Already, there are reports and anecdotes of people planning to leave the city in the face of policies they expect to be punitive or misaligned with economic freedom. The rhetoric around “building a city that working people can actually afford” sounds appealing until you consider the mechanisms that might be used to achieve it. Price controls, heavy-handed regulation, and broad enforcement initiatives seldom produce the intended effect of affordability without collateral damage to jobs and services.
Khan’s public record shows she promoted tougher scrutiny of corporate mergers and sought to curb what regulators labeled unfair business practices. Those positions won her praise from progressive activists and concern from business leaders. Some high-profile tech figures reacted to federal antitrust moves by shifting political support, and critics argue that aggressive federal action contributed to that realignment.
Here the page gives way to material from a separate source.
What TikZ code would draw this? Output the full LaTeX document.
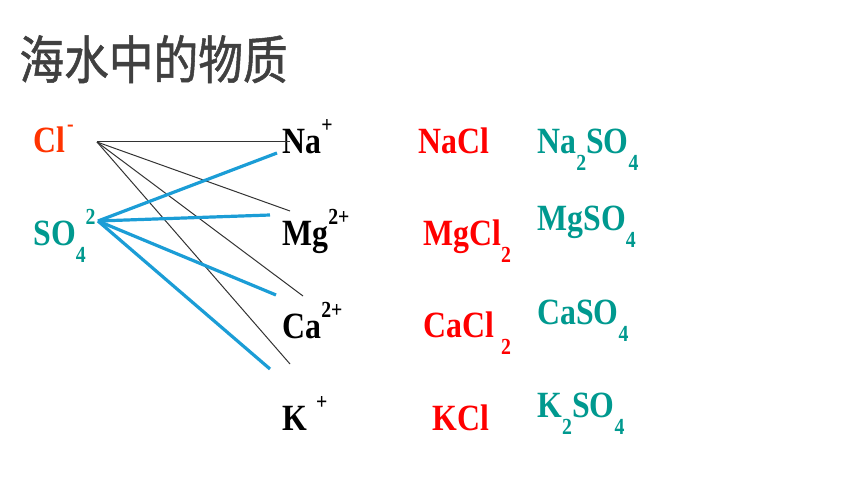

For ordinary New Yorkers, the immediate concern will be how policy translates into street-level reality. Will there be new compliance burdens on small businesses squeezed already by rents and taxes? Will startups face barriers that drive founders to friendlier states? Those are the real-world consequences that matter far more than the virtue of ideological purity in transition appointments.
The political optics are also significant. Mamdani’s decision to include a national figure associated with federal regulatory campaigns sends a clear signal about priorities and alliances. It shows he intends to align city policy with a broader progressive agenda rather than focusing exclusively on pragmatic, local governance. That matters because municipal leadership often succeeds or fails on basic services and safety, areas where ideological experiments are politically risky.
Opponents are already gearing up to make the case that this transition team choice will alienate businesses and professionals the city needs to thrive. The argument will emphasize that punitive approaches to corporations and aggressive enforcement tactics scare off investment and encourage relocation. Supporters will counter that strong regulation protects consumers and levels the playing field, but the debate will hinge on which approach better sustains jobs and growth in New York.
Whatever unfolds during the transition, the choice of Lina Khan guarantees that regulation and antitrust will be central themes in the conversation about New York’s future. For residents and stakeholders evaluating their options, the coming months will reveal whether the transition’s rhetoric matches the practical steps and whether those steps make the city more livable or push people and capital away. The stakes are high, and the coming policy agenda will be a clear indicator of which direction the new administration intends to take.